Let me make a confession right away. The first time I visited Rishikesh was just like any other tourist. Having put up in Roorkee, Rishikesh was a perfect weekend getaway. All I did was check the top things to do in Rishikesh on various travel websites, then roamed around for a couple of hours, visited some iconic spots, picked up woolens, crochet work kurtas, wooden ladles, and returned home by dusk. Everything about the place was touristy. But then I didn’t notice the sadhus in deep meditation, foreigners seeking inner peace and… of course, little did I know that I would come back over and over again for some soulsearching and to just find myself.
A sense of calm washed over me as I stood on the banks of the mighty Ganges. It was a cold winter evening and the emerald green water was so crystal clear that I could see the smoothness of the rocks underneath. I cupped my hands to take a draft of the ice-cold water and splashed on my face. And I have to admit that it was exciting. I decided to take a walk across the Ram Jhula to arrive at the Parmarth Niketan Ashram.
Once the formalities were completed, I decided to sit on one of the garden benches to simply soak it all in. The well-maintained gardens, the trees, and statues, the softness in the eyes of occupants of the ashram- how easy it is to feel a sense of peace, of serenity here.
Then I saw the Rudraksha tree. Known as the teardrop of Lord Rudra (Shiva), I so wanted to find the Rudraksha fruit. And there it was – just one, peeping through the leaves. Rudraksha is often believed to symbolize the link between the earth and the heaven. An object of veneration and also the source to reach the higher self, Rudraksha beads are the seeds obtained from the fruit – perfect for the body, mind and spiritual gains.
Amidst the beautiful garden also stood the Kalpvriksha tree, the divine tree of heaven. It was planted by Vijaypal Baghel of Himalaya Vahini.
And then I met her. Her name, I do not know. Why didn’t I ask her, I wonder. She was a solo traveler from Canada who decided to take a break from the constant stress and anxieties of life and embark on a spiritual journey. She had been to McLeodGang before and decided to visit Rishikesh, and then found the whole experience so gripping that she decided to stay back this time.
I was in awe when she explained about her stay in the Ashram, where each day started with meditation, followed by practicing Yoga, daily Satsang and lecture programs, kirtans, and the famous Ganga Arti at sunset which is attended by hundreds every day. They always had a regime, a soothing, calming one- away from worldly pleasures.
The Parmarth Niketan Ashram founded by Pujya Swami Sukhdevanandji Maharaj, in pre-independence 1942 also practices scientific Ayurvedic physiotherapeutic processes like acupuncture, Reiki, and mental pressure control.

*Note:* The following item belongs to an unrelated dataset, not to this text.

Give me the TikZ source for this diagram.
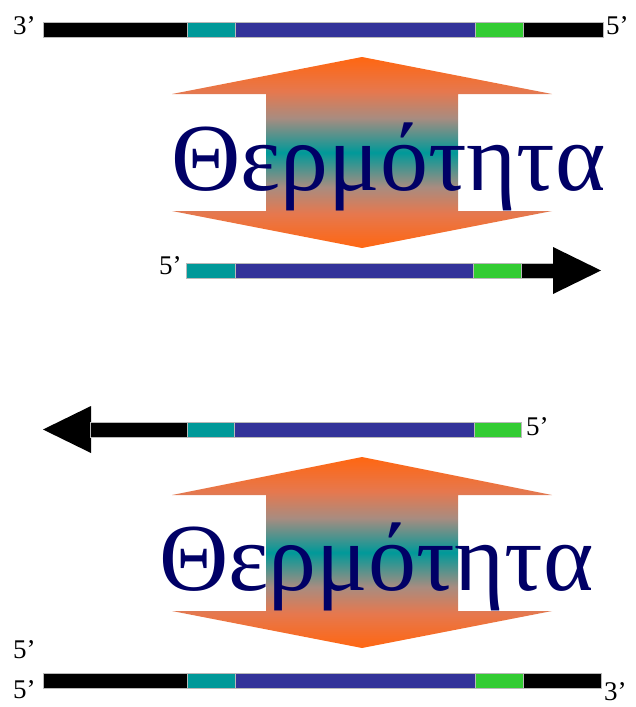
\documentclass[tikz,border=0pt]{standalone}
\usepackage{fontspec}
\setmainfont{Liberation Serif}
\definecolor{strandteal}{HTML}{009999}
\definecolor{strandblue}{HTML}{333399}
\definecolor{strandgreen}{HTML}{33CC33}
\definecolor{heatorange}{HTML}{FF6611}
\definecolor{heatsalmon}{HTML}{E6784E}
\definecolor{heatgrey}{HTML}{A88C80}
\definecolor{heatteal}{HTML}{009999}
\definecolor{wordnavy}{HTML}{000066}
\pgfdeclareverticalshading{heatshade}{100bp}{color(0bp)=(heatorange); color(25bp)=(heatorange); color(34bp)=(heatsalmon); color(41bp)=(heatgrey); color(50bp)=(heatteal); color(59bp)=(heatgrey); color(66bp)=(heatsalmon); color(75bp)=(heatorange); color(100bp)=(heatorange)}
\tikzset{
  seg/.style={draw=gray!55, line width=0.4pt},
  endlabel/.style={anchor=base west, inner sep=0pt, font=\fontsize{27}{27}\selectfont},
  heatword/.style={anchor=base west, inner sep=0pt, text=wordnavy, font=\fontsize{96}{96}\selectfont},
  heatarrow/.style={shading=heatshade}
}
\begin{document}
\begin{tikzpicture}[x=1pt, y=-1pt]
\useasboundingbox (0,0) rectangle (635,707);

% ---- template strand (top) ----
\fill[black, seg] (43,22) rectangle (187,37);
\fill[strandteal, seg] (187,22) rectangle (235,37);
\fill[strandblue, seg] (235,22) rectangle (475,37);
\fill[strandgreen, seg] (475,22) rectangle (523,37);
\fill[black, seg] (523,22) rectangle (603,37);
\node[endlabel] (t3) at (13,34) {3’};
\node[endlabel] (t5) at (606,34) {5’};

% ---- heat arrow (upper) ----
\shade[heatarrow] (362,57) -- (552,94) -- (458,94) -- (458,211) -- (552,211)
  -- (362,248) -- (172,211) -- (266,211) -- (266,94) -- (172,94) -- cycle;
\node[heatword] (heat1) at (171,190) {Θερμότητα};

% ---- newly made strand, extending to the right ----
\fill[strandteal, seg] (186,263) rectangle (235,278);
\fill[strandblue, seg] (235,263) rectangle (473,278);
\fill[strandgreen, seg] (473,263) rectangle (521,278);
\fill[black, seg] (521,263) rectangle (554,278);
\fill[black] (553,247) -- (601,270.5) -- (553,294) -- cycle;
\node[endlabel] (n5) at (159,274) {5’};

% ---- newly made strand, extending to the left ----
\fill[black] (43,429.5) -- (91,406) -- (91,453) -- cycle;
\fill[black, seg] (90,422) rectangle (187,437);
\fill[strandteal, seg] (187,422) rectangle (234,437);
\fill[strandblue, seg] (234,422) rectangle (474,437);
\fill[strandgreen, seg] (474,422) rectangle (521,437);
\node[endlabel] (m5) at (526,435) {5’};

% ---- heat arrow (lower) ----
\shade[heatarrow] (362,457) -- (552,495) -- (458,495) -- (458,611) -- (552,611)
  -- (362,648) -- (172,611) -- (266,611) -- (266,495) -- (172,495) -- cycle;
\node[heatword] (heat2) at (159,590) {Θερμότητα};

% ---- template strand (bottom) ----
\fill[black, seg] (43,673) rectangle (187,688);
\fill[strandteal, seg] (187,673) rectangle (235,688);
\fill[strandblue, seg] (235,673) rectangle (475,688);
\fill[strandgreen, seg] (475,673) rectangle (523,688);
\fill[black, seg] (523,673) rectangle (601,688);
\node[endlabel] (b5a) at (13,658) {5’};
\node[endlabel] (b5b) at (13,698) {5’};
\node[endlabel] (b3) at (604,700) {3’};
\end{tikzpicture}
\end{document}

She took me to that part of the Ashram where stood the 14 feet high Shiva statue (The featured image of this post) which got washed away in the 2013 Uttarakhand flood. It looked so empty now. How soothing it would be to feel Lord Shiva’s energy in the morning winds that would howl down the valley in winter, I wondered.
I saw the elderly woman who came to the Ashram some 45 years ago. She may be 80 years old now, living a simple life, lending a hand in preparing the meals, watering the garden, and feeding the cattle. Her face looked plausibly radiant. She was speaking to one of the inhabitants of the Ashram and then fell into her melancholy musings again.
I walked along the streets.
|There were fruit vendors…
|… who were happy to part with a banana or two for the monkeys…
|… and the monkey not wanting to share it with the cows…
|… and a family of cows soaking in the sun.
I continued to walk along the mighty Ganges at dusk. It’s fascinating to think that a lady would travel miles from the comfort of her home and people, and would come to a place in search of inner peace. Like her, there would be thousands in this sacred city Rishikesh. Holy cows, Om symbols, and orange-robed sadhus; fresh mountain air, sunrise over the peaks and a torrential river; incense wafts on the breeze, temple bells ring incessantly, and yogis seen everywhere – the signs and symbols of a sacred Indian town.
I closed my eyes and tears streamed down my face. The divine simplicity and serenity of the place was greater than just a fleeting feeling. Rishikesh is a way of life. It is that kind of a place where people end up staying for long stretches of time. Some return again and again. And then there are those who really never leave, at least not in spirit. For me, Rishikesh was only a small town in North India which is scenically located at the spot where the Ganga spills out of the foothills of the Himalayas and begins her long journey across the plains of India to the Bay of Bengal. But now, I think there is much more to it.
Everyone should take a hiatus from the hustle-and-bustle of life. Have a quiet moment of introspection in this peaceful city. Go on solitary walks along the banks of river Ganges, trek in Rishikesh, walk across the Lakshman Jhula, chat with travelers in cafes, shop, eat at Chotiwala, do water rafting, and experience an unprecedented level of tranquility.